Strategists in both parties say much of the attention on Senate races this year will be focused on a group of first-tier battlegrounds that include Georgia, Arizona, New Hampshire, Wisconsin, Pennsylvania and Nevada, all states Biden won by single-digits during the 2020 campaign.

But parties that hold the White House have traditionally suffered steep losses during the midterm election, including in districts and states once considered safely under their control. 

And national Republicans say they are laying the groundwork in Washington to help Smiley take advantage of a potential wave should it materialize in November. 

That includes a recent meeting between Smiley and Senate GOP Leader Mitch McConnell, according to Smiley, who said the two spoke for more than 30 minutes. Smiley said she talked with McConnell “about how great to have Washington state be the seat that flips the Senate in November.”

The Republican National Committee began last year setting up a field operation in the state, officials with the group said, the first time the organization had made an on-the-ground commitment to the state in recent memory. The RNC opened a Hispanic engagement center in central Washington earlier this month, officials said, and plans to open an Asian-American engagement center in King County later this month.



Sen. Rick Scott, chairman of the National Republican Senatorial Committee, also hosted a fundraiser for Smiley last year, and officials with the group say they have helped put her in touch with national donors while helping coordinate the campaign’s message and research. 

Republicans in D.C. say that they plan to watch the Washington race closely, even if they have yet to become directly involved, hopeful that the favorable environment can help Smiley break through. 

“We’re keeping an eye on Washington state,” said Jack Pandol, spokesman for the super PAC Senate Leadership Fund, which has close ties to McConnell. “In an environment like this, with a challenger like Tiffany Smiley, I wouldn’t be resting easy if I were Patty Murray.”

A spokesperson for Murray’s campaign said that the campaign remains confident that Smiley’s conservative positions are out of touch with Washington voters. 

“Senator Murray is laser-focused on lowering families’ costs as she fights for an economy that works for all of Washington state, not just those at the very top,” the spokesperson said in a statement. “As Republican Tiffany Smiley has made clear, she’s running to flip the Senate and put Mitch McConnell back in power and back his agenda: raising taxes on seniors and retirees, attacking people’s health care — including reproductive rights — and handing out big tax breaks for huge corporations rather than holding them accountable.”

Smiley, for her part, said that she thought the political climate in 2022 would be better than it was in 2020, driven by concerns about rising inflation and crime in the state.

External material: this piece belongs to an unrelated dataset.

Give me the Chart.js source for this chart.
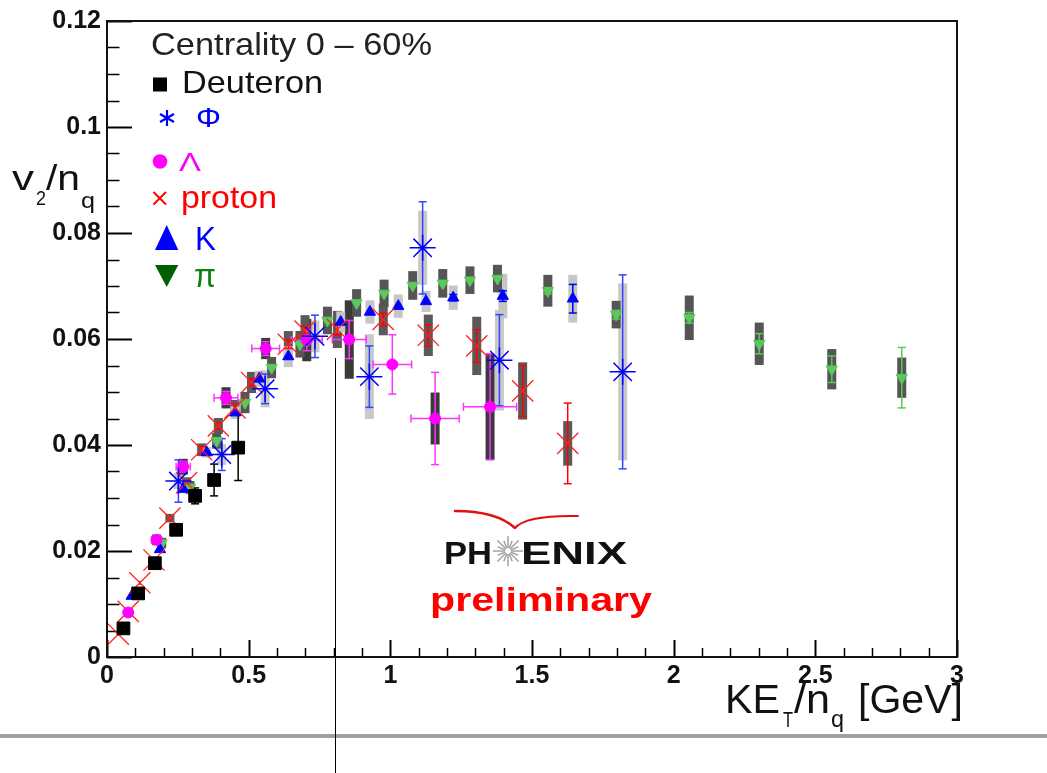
<!DOCTYPE html>
<html><head><meta charset="utf-8">
<script src="https://cdn.jsdelivr.net/npm/chart.js@4"></script>
<style>html,body{margin:0;padding:0;background:#fff;}canvas{display:block}</style>
</head><body>
<canvas id="c" width="1047" height="773"></canvas>
<script>
// ---------------- data ----------------
const xTickLabels = ['0', '0.5', '1', '1.5', '2', '2.5', '3'];
const yTickLabels = ['0', '0.02', '0.04', '0.06', '0.08', '0.1', '0.12'];

const deuteronX   = [0.058, 0.110, 0.169, 0.244, 0.311, 0.378, 0.463];
const deuteronY   = [0.0054, 0.0120, 0.0177, 0.0240, 0.0304, 0.0334, 0.0395];
const deuteronErr = [0.0004, 0.0005, 0.0006, 0.0007, 0.0015, 0.0030, 0.0062];

const phiX   = [0.252, 0.405, 0.558, 0.734, 0.926, 1.114, 1.385, 1.820];
const phiY   = [0.0332, 0.0382, 0.0506, 0.0605, 0.0529, 0.0772, 0.0560, 0.0538];
const phiErr = [0.0040, 0.0030, 0.0028, 0.0040, 0.0058, 0.0087, 0.0086, 0.0183];
const phiSys = [0.0015, 0.0020, 0.0035, 0.0030, 0.0080, 0.0070, 0.0095, 0.0167];

const lambdaX    = [0.075, 0.175, 0.269, 0.420, 0.560, 0.705, 0.855, 1.007, 1.158, 1.352];
const lambdaY    = [0.0084, 0.0221, 0.0359, 0.0489, 0.0582, 0.0598, 0.0599, 0.0552, 0.0450, 0.0472];
const lambdaErr  = [0.0006, 0.0008, 0.0010, 0.0012, 0.0013, 0.0020, 0.0036, 0.0056, 0.0087, 0.0100];
const lambdaXErr = [0.012, 0.018, 0.025, 0.042, 0.049, 0.055, 0.060, 0.068, 0.085, 0.094];
const lambdaSys  = [0.0008, 0.0010, 0.0015, 0.0020, 0.0020, 0.0040, 0.0074, 0, 0.0049, 0.0100];

const protonX   = [0.040, 0.075, 0.116, 0.166, 0.222, 0.281, 0.334, 0.393, 0.452, 0.510, 0.640, 0.699, 0.813, 0.975, 1.134, 1.305, 1.467, 1.626];
const protonY   = [0.0043, 0.0086, 0.0140, 0.0183, 0.0262, 0.0329, 0.0391, 0.0436, 0.0470, 0.0518, 0.0590, 0.0615, 0.0618, 0.0637, 0.0607, 0.0587, 0.0502, 0.0403];
const protonErr = [0.0003, 0.0003, 0.0004, 0.0004, 0.0005, 0.0005, 0.0006, 0.0006, 0.0007, 0.0007, 0.0008, 0.0009, 0.0010, 0.0012, 0.0020, 0.0031, 0.0048, 0.0076];
const protonSys = [0, 0, 0, 0, 0.0008, 0.0010, 0.0012, 0.0015, 0.0015, 0.0020, 0.0025, 0.0030, 0.0035, 0.0030, 0.0039, 0.0055, 0.0054, 0.0042];

const kaonX   = [0.087, 0.187, 0.269, 0.352, 0.452, 0.537, 0.640, 0.825, 0.928, 1.028, 1.126, 1.222, 1.397, 1.644];
const kaonY   = [0.0115, 0.0203, 0.0317, 0.0386, 0.0461, 0.0525, 0.0567, 0.0632, 0.0651, 0.0662, 0.0671, 0.0678, 0.0681, 0.0676];
const kaonErr = [0.0002, 0.0002, 0.0003, 0.0003, 0.0003, 0.0004, 0.0004, 0.0004, 0.0005, 0.0005, 0.0005, 0.0006, 0.0010, 0.0027];
const kaonSys = [0, 0, 0.0008, 0.0010, 0.0012, 0.0015, 0.0020, 0.0020, 0.0022, 0.0022, 0.0020, 0.0023, 0.0042, 0.0045];

const pionX   = [0.193, 0.293, 0.387, 0.487, 0.581, 0.681, 0.778, 0.881, 0.978, 1.079, 1.185, 1.281, 1.378, 1.556, 1.797, 2.055, 2.302, 2.558, 2.805];
const pionY   = [0.0215, 0.0320, 0.0408, 0.0480, 0.0546, 0.0590, 0.0635, 0.0668, 0.0686, 0.0701, 0.0705, 0.0711, 0.0714, 0.0691, 0.0646, 0.0640, 0.0591, 0.0543, 0.0527];
const pionErr = [0.0002, 0.0002, 0.0003, 0.0003, 0.0003, 0.0003, 0.0004, 0.0004, 0.0004, 0.0004, 0.0005, 0.0005, 0.0005, 0.0006, 0.0008, 0.0010, 0.0019, 0.0025, 0.0057];
const pionSys = [0.0010, 0.0012, 0.0015, 0.0020, 0.0020, 0.0025, 0.0026, 0.0026, 0.0026, 0.0027, 0.0027, 0.0026, 0.0026, 0.0030, 0.0026, 0.0042, 0.0040, 0.0038, 0.0038];

// ---------------- styling ----------------
const FAM = "'Liberation Sans', Arial, Helvetica, sans-serif";
const series = [
  {x: deuteronX, y: deuteronY, err: deuteronErr, xerr: null, sys: null,
   style: 'rect', r: 9, rot: 0, fill: '#000', line: '#000', lw: 1, errColor: '#000', sysColor: '#999'},
  {x: phiX, y: phiY, err: phiErr, xerr: null, sys: phiSys,
   style: 'star', r: 13, rot: 0, fill: 'rgba(0,0,0,0)', line: '#0000ff', lw: 1.5, errColor: '#3344ff', sysColor: '#c9c9c9'},
  {x: lambdaX, y: lambdaY, err: lambdaErr, xerr: lambdaXErr, sys: lambdaSys,
   style: 'circle', r: 5.5, rot: 0, fill: '#ff00ff', line: '#ff00ff', lw: 1, errColor: '#ff33ff', sysColor: '#3a3a3a'},
  {x: protonX, y: protonY, err: protonErr, xerr: null, sys: protonSys,
   style: 'crossRot', r: 15, rot: 0, fill: '#ff0000', line: '#ff2020', lw: 1.3, errColor: '#ff0000', sysColor: '#5a5a5a'},
  {x: kaonX, y: kaonY, err: kaonErr, xerr: null, sys: kaonSys,
   style: 'triangle', r: 6.5, rot: 0, fill: '#0000ff', line: '#0000ff', lw: 1, errColor: '#0000ff', sysColor: '#c6c6c6'},
  {x: pionX, y: pionY, err: pionErr, xerr: null, sys: pionSys,
   style: 'triangle', r: 6.5, rot: 180, fill: '#5ac85a', line: '#5ac85a', lw: 1, errColor: '#5ac85a', sysColor: '#555555'}
];

const datasets = series.map(s => ({
  data: s.x.map((x, i) => ({x: x, y: s.y[i]})),
  showLine: false,
  pointStyle: s.style,
  pointRadius: s.r,
  pointRotation: s.rot,
  pointBackgroundColor: s.fill,
  pointBorderColor: s.line,
  pointBorderWidth: s.lw,
  pointHoverRadius: s.r
}));

function drawText(ctx, s, x, y, font, color, targetW) {
  ctx.save();
  ctx.font = font; ctx.fillStyle = color;
  ctx.textAlign = 'left'; ctx.textBaseline = 'alphabetic';
  const w = ctx.measureText(s).width;
  const sx = targetW ? targetW / w : 1;
  ctx.translate(x, y); ctx.scale(sx, 1);
  ctx.fillText(s, 0, 0);
  ctx.restore();
}
function seg(ctx, x1, y1, x2, y2) { ctx.beginPath(); ctx.moveTo(x1, y1); ctx.lineTo(x2, y2); ctx.stroke(); }

const rootPlugin = {
  id: 'rootStyle',
  beforeDatasetsDraw(chart) {
    const ctx = chart.ctx, xs = chart.scales.x, ys = chart.scales.y, a = chart.chartArea;
    ctx.save();
    // systematic boxes
    series.forEach(s => {
      if (!s.sys) return;
      ctx.fillStyle = s.sysColor;
      s.x.forEach((xv, i) => {
        const e = s.sys[i]; if (!e) return;
        const px = xs.getPixelForValue(xv);
        const top = ys.getPixelForValue(s.y[i] + e), bot = ys.getPixelForValue(s.y[i] - e);
        ctx.fillRect(px - 4.5, top, 9, bot - top);
      });
    });
    // statistical error bars
    series.forEach(s => {
      ctx.strokeStyle = s.errColor; ctx.lineWidth = 1.5;
      s.x.forEach((xv, i) => {
        const px = xs.getPixelForValue(xv), py = ys.getPixelForValue(s.y[i]);
        const e = s.err[i];
        if (e) {
          const t = ys.getPixelForValue(s.y[i] + e), b = ys.getPixelForValue(s.y[i] - e);
          seg(ctx, px, t, px, b);
          if (b - t > 6) { seg(ctx, px - 4, t, px + 4, t); seg(ctx, px - 4, b, px + 4, b); }
        }
        if (s.xerr && s.xerr[i]) {
          const l = xs.getPixelForValue(xv - s.xerr[i]), r = xs.getPixelForValue(xv + s.xerr[i]);
          seg(ctx, l, py, r, py);
          seg(ctx, l, py - 4, l, py + 4); seg(ctx, r, py - 4, r, py + 4);
        }
      });
    });
    // inside ticks (ROOT style)
    ctx.strokeStyle = '#000';
    for (let k = 0; k <= 30; k++) {
      const px = Math.round(xs.getPixelForValue(k / 10)) + 0.5;
      const major = k % 5 === 0;
      ctx.lineWidth = major ? 2 : 1.5;
      seg(ctx, px, a.bottom, px, a.bottom - (major ? 17 : 9));
    }
    for (let k = 0; k <= 24; k++) {
      const py = Math.round(ys.getPixelForValue(k * 0.005)) + 0.5;
      const major = k % 4 === 0;
      ctx.lineWidth = major ? 2 : 1.5;
      seg(ctx, a.left, py, a.left + (major ? 25 : 12.5), py);
    }
    ctx.restore();
  },
  afterDraw(chart) {
    const ctx = chart.ctx, a = chart.chartArea;
    ctx.save();
    // frame
    ctx.strokeStyle = '#111'; ctx.lineWidth = 2;
    ctx.strokeRect(a.left, a.top, a.right - a.left, a.bottom - a.top);

    // axis titles
    drawText(ctx, 'v', 12, 190, '35px ' + FAM, '#111', 22);
    drawText(ctx, '2', 36, 205, '20px ' + FAM, '#111', 10);
    drawText(ctx, '/n', 46, 190, '35px ' + FAM, '#111', 34);
    drawText(ctx, 'q', 81, 208, '22px ' + FAM, '#111', 14);

    drawText(ctx, 'KE', 725, 713, '40px ' + FAM, '#111', 55);
    drawText(ctx, 'T', 783, 727, '22px ' + FAM, '#111', 10);
    drawText(ctx, '/n', 794, 713, '40px ' + FAM, '#111', 36);
    drawText(ctx, 'q', 831, 727, '24px ' + FAM, '#111', 13);
    drawText(ctx, '[GeV]', 858, 713, '40px ' + FAM, '#111', 105);

    // legend block
    drawText(ctx, 'Centrality 0 \u2013 60%', 151, 55, '32px ' + FAM, '#222', 281);
    ctx.fillStyle = '#000'; ctx.fillRect(153, 77.5, 14, 14);
    drawText(ctx, 'Deuteron', 182, 93, '32px ' + FAM, '#111', 141);

    ctx.strokeStyle = '#0000ff'; ctx.lineWidth = 2.2;
    const cx = 167, cy = 118;
    seg(ctx, cx, cy - 8, cx, cy + 8);
    seg(ctx, cx - 7, cy - 4, cx + 7, cy + 4);
    seg(ctx, cx - 7, cy + 4, cx + 7, cy - 4);
    drawText(ctx, '\u03A6', 196, 127, '28px ' + FAM, '#0000ff', 25);

    ctx.fillStyle = '#ff00ff'; ctx.beginPath(); ctx.arc(160, 161.5, 7.3, 0, Math.PI * 2); ctx.fill();
    drawText(ctx, '\u039B', 179, 170.5, '26px ' + FAM, '#ff00ff', 22);

    ctx.strokeStyle = '#ff0000'; ctx.lineWidth = 2;
    seg(ctx, 153.5, 192, 166, 204.5); seg(ctx, 153.5, 204.5, 166, 192);
    drawText(ctx, 'proton', 181, 208, '32px ' + FAM, '#ff0000', 96);

    ctx.fillStyle = '#0000ff'; ctx.beginPath();
    ctx.moveTo(155, 250); ctx.lineTo(178.3, 250); ctx.lineTo(166.7, 225); ctx.closePath(); ctx.fill();
    drawText(ctx, 'K', 195, 250, '34px ' + FAM, '#0000ff', 21);

    ctx.fillStyle = '#005f00'; ctx.beginPath();
    ctx.moveTo(155, 265); ctx.lineTo(178.3, 265); ctx.lineTo(166.7, 287); ctx.closePath(); ctx.fill();
    drawText(ctx, '\u03C0', 194, 287, '34px ' + FAM, '#108010', 22);

    // PHENIX preliminary logo
    ctx.strokeStyle = '#e01010'; ctx.lineWidth = 2.5; ctx.lineCap = 'round';
    ctx.beginPath(); ctx.moveTo(455, 511); ctx.bezierCurveTo(482, 511, 502, 516, 515, 528); ctx.stroke();
    ctx.lineWidth = 2;
    ctx.beginPath(); ctx.moveTo(515, 528); ctx.quadraticCurveTo(526, 515, 578, 516); ctx.stroke();
    ctx.lineCap = 'butt';
    drawText(ctx, 'PH', 444, 564, 'bold 32px ' + FAM, '#111', 48);
    ctx.strokeStyle = '#9a9a9a'; ctx.lineWidth = 1.4;
    for (let k = 0; k < 16; k++) {
      const ang = k * Math.PI / 8, r1 = 3, r2 = (k % 2 ? 11 : 15);
      seg(ctx, 508 + r1 * Math.cos(ang), 551 + r1 * Math.sin(ang), 508 + r2 * Math.cos(ang), 551 + r2 * Math.sin(ang));
    }
    drawText(ctx, 'ENIX', 521, 564, 'bold 32px ' + FAM, '#111', 106);
    drawText(ctx, 'preliminary', 430, 611, 'bold 34px ' + FAM, '#ff0000', 222);

    // stray page decorations
    ctx.fillStyle = '#a0a0a0'; ctx.fillRect(0, 734, 1047, 4);
    ctx.strokeStyle = '#000'; ctx.lineWidth = 1;
    seg(ctx, 335.5, 358, 335.5, 773);
    ctx.restore();
  }
};

new Chart(document.getElementById('c'), {
  type: 'scatter',
  data: {datasets: datasets},
  options: {
    responsive: false,
    animation: false,
    devicePixelRatio: 1,
    layout: {padding: {top: 20, right: 90, left: 0, bottom: 0}},
    plugins: {legend: {display: false}, tooltip: {enabled: false}},
    scales: {
      x: {
        type: 'linear', min: 0, max: 3, position: 'bottom',
        afterFit(s) { s.height = 116; },
        afterBuildTicks(s) { s.ticks = xTickLabels.map(v => ({value: parseFloat(v)})); },
        ticks: {callback: (v, i) => xTickLabels[i], font: {family: FAM, size: 25, weight: 'bold'},
                color: '#111', padding: 4, maxRotation: 0, autoSkip: false},
        grid: {display: false, drawTicks: false}, border: {display: false}
      },
      y: {
        type: 'linear', min: 0, max: 0.12,
        afterFit(s) { s.width = 107; },
        afterBuildTicks(s) { s.ticks = yTickLabels.map(v => ({value: parseFloat(v)})); },
        ticks: {callback: (v, i) => yTickLabels[i], font: {family: FAM, size: 25, weight: 'bold'},
                color: '#111', padding: 6, autoSkip: false},
        grid: {display: false, drawTicks: false}, border: {display: false}
      }
    }
  },
  plugins: [rootPlugin]
});
</script>
</body></html>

She singled out suburban women as a group of people she thinks will find her campaign appealing. 

“I understand why there are skeptics,” the Republican said. “Patty Murray has never been more vulnerable, and the political climate has never been more favorable.”

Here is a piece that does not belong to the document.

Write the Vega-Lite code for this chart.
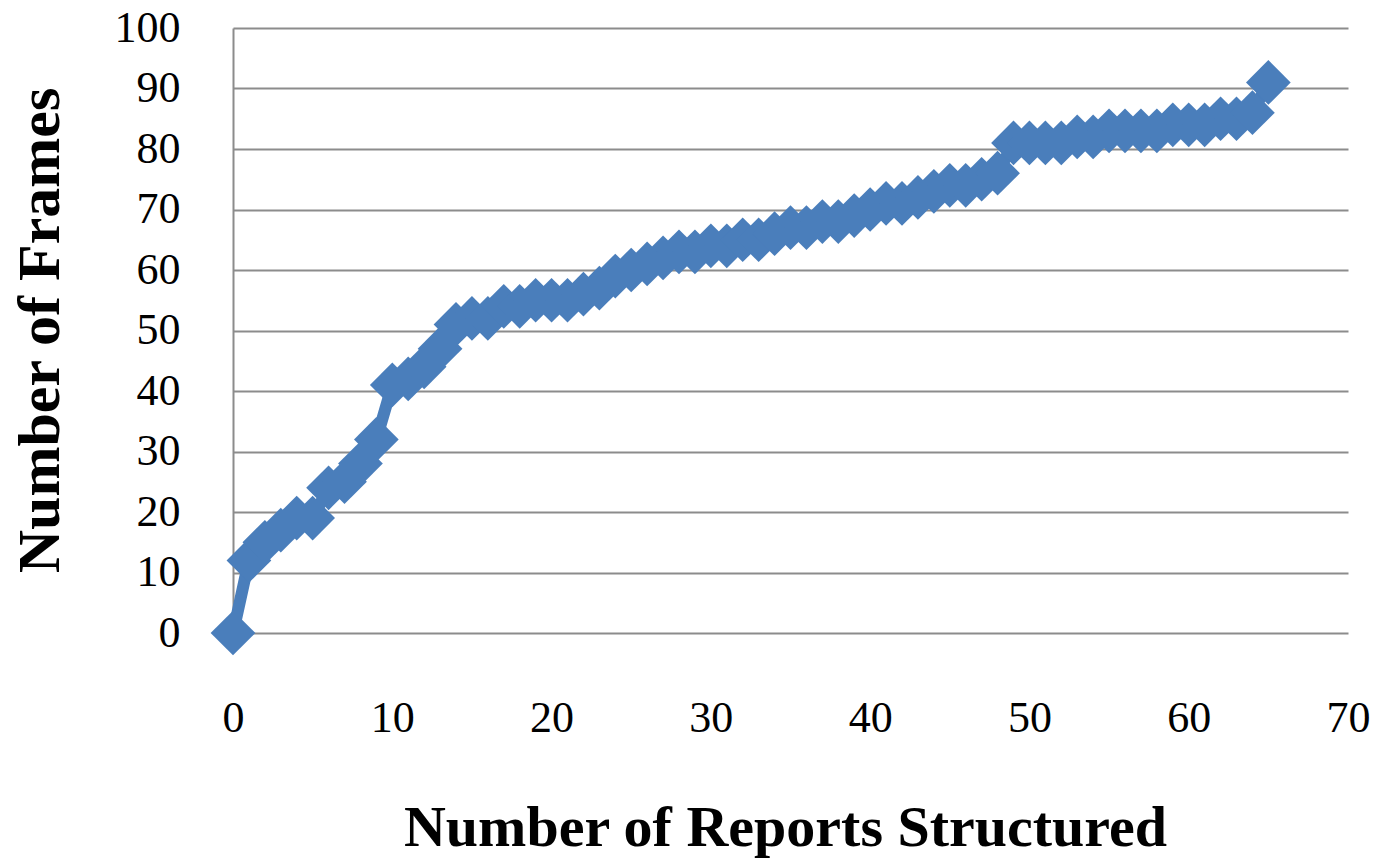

In a wide-ranging interview, Smiley said she supported coronavirus vaccines but not government mandates for them and did not support a controversial proposal from Scott to raise federal taxes on poorer Americans. She said she wants the United States to be “smart and strategic” about the assistance it provides Ukraine, arguing the United States should provide additional “air-defense systems” to the country but stopping short of calling for a NATO-enforced no-fly zone.

Smiley also said she has yet to make up her mind about whether she’d vote to confirm Ketanji Brown Jackson, whom Joe Biden nominated for the Supreme Court. 

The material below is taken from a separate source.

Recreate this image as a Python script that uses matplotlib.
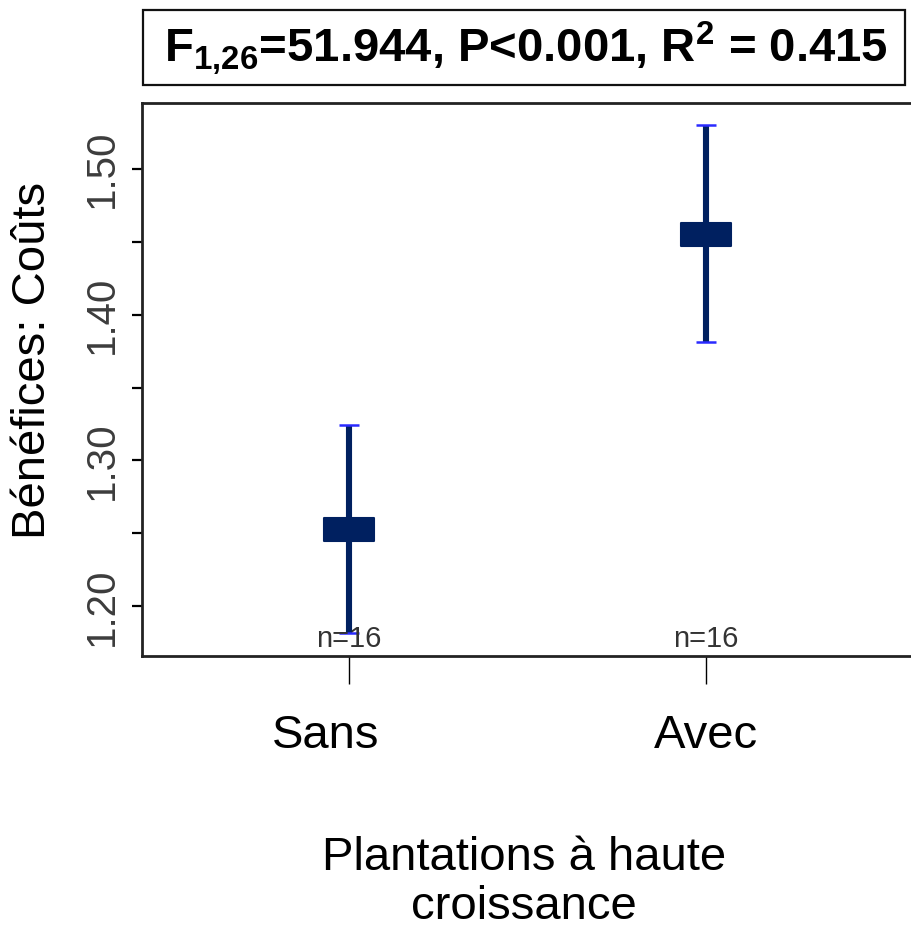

But she said she was concerned by accusations from Republican Sen. Josh Hawley of Missouri that the federal judge was too lenient toward sex offenders. (White House officials have vigorously disputed Hawley’s criticism, calling it factually inaccurate and desperate.) 

She also said that although she has not been in communication with former President Donald Trump, she would welcome his endorsement. 

“If the president wants to support us, that’s awesome,” Smiley said.